##### Provided material #####

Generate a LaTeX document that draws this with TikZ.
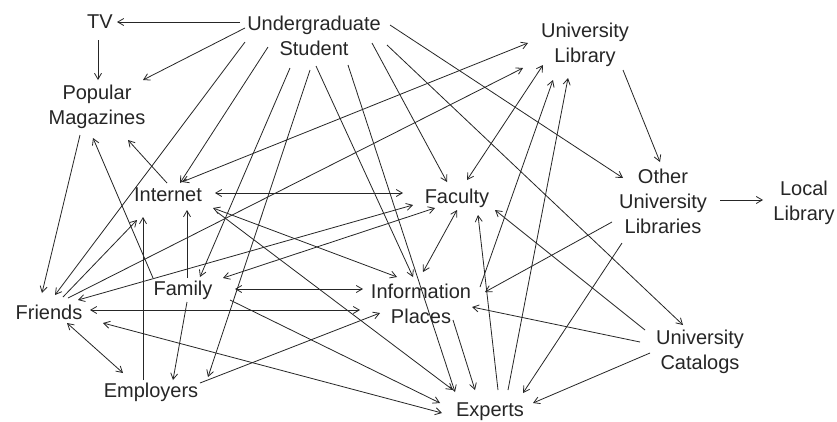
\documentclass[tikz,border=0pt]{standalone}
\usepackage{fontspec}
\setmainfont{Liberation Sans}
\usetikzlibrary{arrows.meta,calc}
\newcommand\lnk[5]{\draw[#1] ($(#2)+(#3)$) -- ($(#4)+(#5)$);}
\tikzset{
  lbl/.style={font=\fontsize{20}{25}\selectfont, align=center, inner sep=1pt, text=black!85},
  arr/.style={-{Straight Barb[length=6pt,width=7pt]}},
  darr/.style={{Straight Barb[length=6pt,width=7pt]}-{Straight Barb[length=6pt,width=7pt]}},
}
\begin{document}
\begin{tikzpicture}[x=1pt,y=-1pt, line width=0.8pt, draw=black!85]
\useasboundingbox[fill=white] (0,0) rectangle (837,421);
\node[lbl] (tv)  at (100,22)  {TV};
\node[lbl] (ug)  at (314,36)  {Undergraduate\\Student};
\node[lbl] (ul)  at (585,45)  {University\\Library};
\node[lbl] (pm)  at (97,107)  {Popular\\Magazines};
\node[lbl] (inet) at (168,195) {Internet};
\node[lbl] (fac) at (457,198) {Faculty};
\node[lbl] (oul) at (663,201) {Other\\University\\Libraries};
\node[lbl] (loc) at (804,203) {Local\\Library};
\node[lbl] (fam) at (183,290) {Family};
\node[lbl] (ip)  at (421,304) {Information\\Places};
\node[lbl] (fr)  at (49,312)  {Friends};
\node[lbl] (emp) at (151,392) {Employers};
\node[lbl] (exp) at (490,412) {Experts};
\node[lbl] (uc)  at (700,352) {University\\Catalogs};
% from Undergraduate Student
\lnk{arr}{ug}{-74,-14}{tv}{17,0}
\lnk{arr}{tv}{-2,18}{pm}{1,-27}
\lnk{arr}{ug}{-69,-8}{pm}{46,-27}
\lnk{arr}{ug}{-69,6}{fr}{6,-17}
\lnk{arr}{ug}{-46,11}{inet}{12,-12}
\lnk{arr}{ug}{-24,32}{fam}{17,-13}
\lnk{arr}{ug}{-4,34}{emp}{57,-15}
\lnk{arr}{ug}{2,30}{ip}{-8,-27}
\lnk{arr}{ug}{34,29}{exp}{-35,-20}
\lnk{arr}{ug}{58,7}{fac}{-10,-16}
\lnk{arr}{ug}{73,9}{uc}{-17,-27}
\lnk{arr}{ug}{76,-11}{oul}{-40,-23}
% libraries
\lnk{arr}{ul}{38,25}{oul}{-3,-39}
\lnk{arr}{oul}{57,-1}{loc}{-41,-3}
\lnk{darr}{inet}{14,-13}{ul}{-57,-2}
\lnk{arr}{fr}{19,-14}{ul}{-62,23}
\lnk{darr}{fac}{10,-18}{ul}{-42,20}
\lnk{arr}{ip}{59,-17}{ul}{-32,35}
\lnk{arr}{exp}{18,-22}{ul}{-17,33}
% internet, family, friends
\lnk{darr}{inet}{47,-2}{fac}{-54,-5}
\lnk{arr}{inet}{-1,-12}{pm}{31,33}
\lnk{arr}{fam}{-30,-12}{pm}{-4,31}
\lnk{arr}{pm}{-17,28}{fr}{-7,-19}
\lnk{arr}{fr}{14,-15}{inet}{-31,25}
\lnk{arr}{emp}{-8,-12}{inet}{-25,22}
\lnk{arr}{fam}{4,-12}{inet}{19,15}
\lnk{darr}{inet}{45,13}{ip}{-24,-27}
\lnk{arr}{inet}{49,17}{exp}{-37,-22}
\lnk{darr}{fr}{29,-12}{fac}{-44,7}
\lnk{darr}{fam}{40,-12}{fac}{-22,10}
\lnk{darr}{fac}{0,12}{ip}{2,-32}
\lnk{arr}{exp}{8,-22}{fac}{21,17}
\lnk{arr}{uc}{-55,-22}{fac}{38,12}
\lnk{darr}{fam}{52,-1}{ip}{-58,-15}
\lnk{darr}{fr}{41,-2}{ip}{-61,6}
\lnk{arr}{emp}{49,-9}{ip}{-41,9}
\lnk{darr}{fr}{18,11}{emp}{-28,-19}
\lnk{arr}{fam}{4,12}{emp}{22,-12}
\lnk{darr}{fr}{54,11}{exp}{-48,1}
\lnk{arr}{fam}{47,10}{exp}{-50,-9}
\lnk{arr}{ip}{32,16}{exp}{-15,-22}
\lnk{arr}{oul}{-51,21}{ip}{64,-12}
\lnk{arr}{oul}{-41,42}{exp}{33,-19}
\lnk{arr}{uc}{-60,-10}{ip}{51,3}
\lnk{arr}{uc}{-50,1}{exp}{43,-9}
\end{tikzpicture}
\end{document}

#####

Brief ▸ Reproduce each line word for word and drop the pictures.

Output below ▸
Generate a LaTeX document that draws this with TikZ.
\documentclass[tikz,border=0pt]{standalone}
\usepackage{fontspec}
\setmainfont{Liberation Sans}
\usetikzlibrary{arrows.meta,calc}
\newcommand\lnk[5]{\draw[#1] ($(#2)+(#3)$) -- ($(#4)+(#5)$);}
\tikzset{
  lbl/.style={font=\fontsize{20}{25}\selectfont, align=center, inner sep=1pt, text=black!85},
  arr/.style={-{Straight Barb[length=6pt,width=7pt]}},
  darr/.style={{Straight Barb[length=6pt,width=7pt]}-{Straight Barb[length=6pt,width=7pt]}},
}
\begin{document}
\begin{tikzpicture}[x=1pt,y=-1pt, line width=0.8pt, draw=black!85]
\useasboundingbox[fill=white] (0,0) rectangle (837,421);
\node[lbl] (tv)  at (100,22)  {TV};
\node[lbl] (ug)  at (314,36)  {Undergraduate\\Student};
\node[lbl] (ul)  at (585,45)  {University\\Library};
\node[lbl] (pm)  at (97,107)  {Popular\\Magazines};
\node[lbl] (inet) at (168,195) {Internet};
\node[lbl] (fac) at (457,198) {Faculty};
\node[lbl] (oul) at (663,201) {Other\\University\\Libraries};
\node[lbl] (loc) at (804,203) {Local\\Library};
\node[lbl] (fam) at (183,290) {Family};
\node[lbl] (ip)  at (421,304) {Information\\Places};
\node[lbl] (fr)  at (49,312)  {Friends};
\node[lbl] (emp) at (151,392) {Employers};
\node[lbl] (exp) at (490,412) {Experts};
\node[lbl] (uc)  at (700,352) {University\\Catalogs};
% from Undergraduate Student
\lnk{arr}{ug}{-74,-14}{tv}{17,0}
\lnk{arr}{tv}{-2,18}{pm}{1,-27}
\lnk{arr}{ug}{-69,-8}{pm}{46,-27}
\lnk{arr}{ug}{-69,6}{fr}{6,-17}
\lnk{arr}{ug}{-46,11}{inet}{12,-12}
\lnk{arr}{ug}{-24,32}{fam}{17,-13}
\lnk{arr}{ug}{-4,34}{emp}{57,-15}
\lnk{arr}{ug}{2,30}{ip}{-8,-27}
\lnk{arr}{ug}{34,29}{exp}{-35,-20}
\lnk{arr}{ug}{58,7}{fac}{-10,-16}
\lnk{arr}{ug}{73,9}{uc}{-17,-27}
\lnk{arr}{ug}{76,-11}{oul}{-40,-23}
% libraries
\lnk{arr}{ul}{38,25}{oul}{-3,-39}
\lnk{arr}{oul}{57,-1}{loc}{-41,-3}
\lnk{darr}{inet}{14,-13}{ul}{-57,-2}
\lnk{arr}{fr}{19,-14}{ul}{-62,23}
\lnk{darr}{fac}{10,-18}{ul}{-42,20}
\lnk{arr}{ip}{59,-17}{ul}{-32,35}
\lnk{arr}{exp}{18,-22}{ul}{-17,33}
% internet, family, friends
\lnk{darr}{inet}{47,-2}{fac}{-54,-5}
\lnk{arr}{inet}{-1,-12}{pm}{31,33}
\lnk{arr}{fam}{-30,-12}{pm}{-4,31}
\lnk{arr}{pm}{-17,28}{fr}{-7,-19}
\lnk{arr}{fr}{14,-15}{inet}{-31,25}
\lnk{arr}{emp}{-8,-12}{inet}{-25,22}
\lnk{arr}{fam}{4,-12}{inet}{19,15}
\lnk{darr}{inet}{45,13}{ip}{-24,-27}
\lnk{arr}{inet}{49,17}{exp}{-37,-22}
\lnk{darr}{fr}{29,-12}{fac}{-44,7}
\lnk{darr}{fam}{40,-12}{fac}{-22,10}
\lnk{darr}{fac}{0,12}{ip}{2,-32}
\lnk{arr}{exp}{8,-22}{fac}{21,17}
\lnk{arr}{uc}{-55,-22}{fac}{38,12}
\lnk{darr}{fam}{52,-1}{ip}{-58,-15}
\lnk{darr}{fr}{41,-2}{ip}{-61,6}
\lnk{arr}{emp}{49,-9}{ip}{-41,9}
\lnk{darr}{fr}{18,11}{emp}{-28,-19}
\lnk{arr}{fam}{4,12}{emp}{22,-12}
\lnk{darr}{fr}{54,11}{exp}{-48,1}
\lnk{arr}{fam}{47,10}{exp}{-50,-9}
\lnk{arr}{ip}{32,16}{exp}{-15,-22}
\lnk{arr}{oul}{-51,21}{ip}{64,-12}
\lnk{arr}{oul}{-41,42}{exp}{33,-19}
\lnk{arr}{uc}{-60,-10}{ip}{51,3}
\lnk{arr}{uc}{-50,1}{exp}{43,-9}
\end{tikzpicture}
\end{document}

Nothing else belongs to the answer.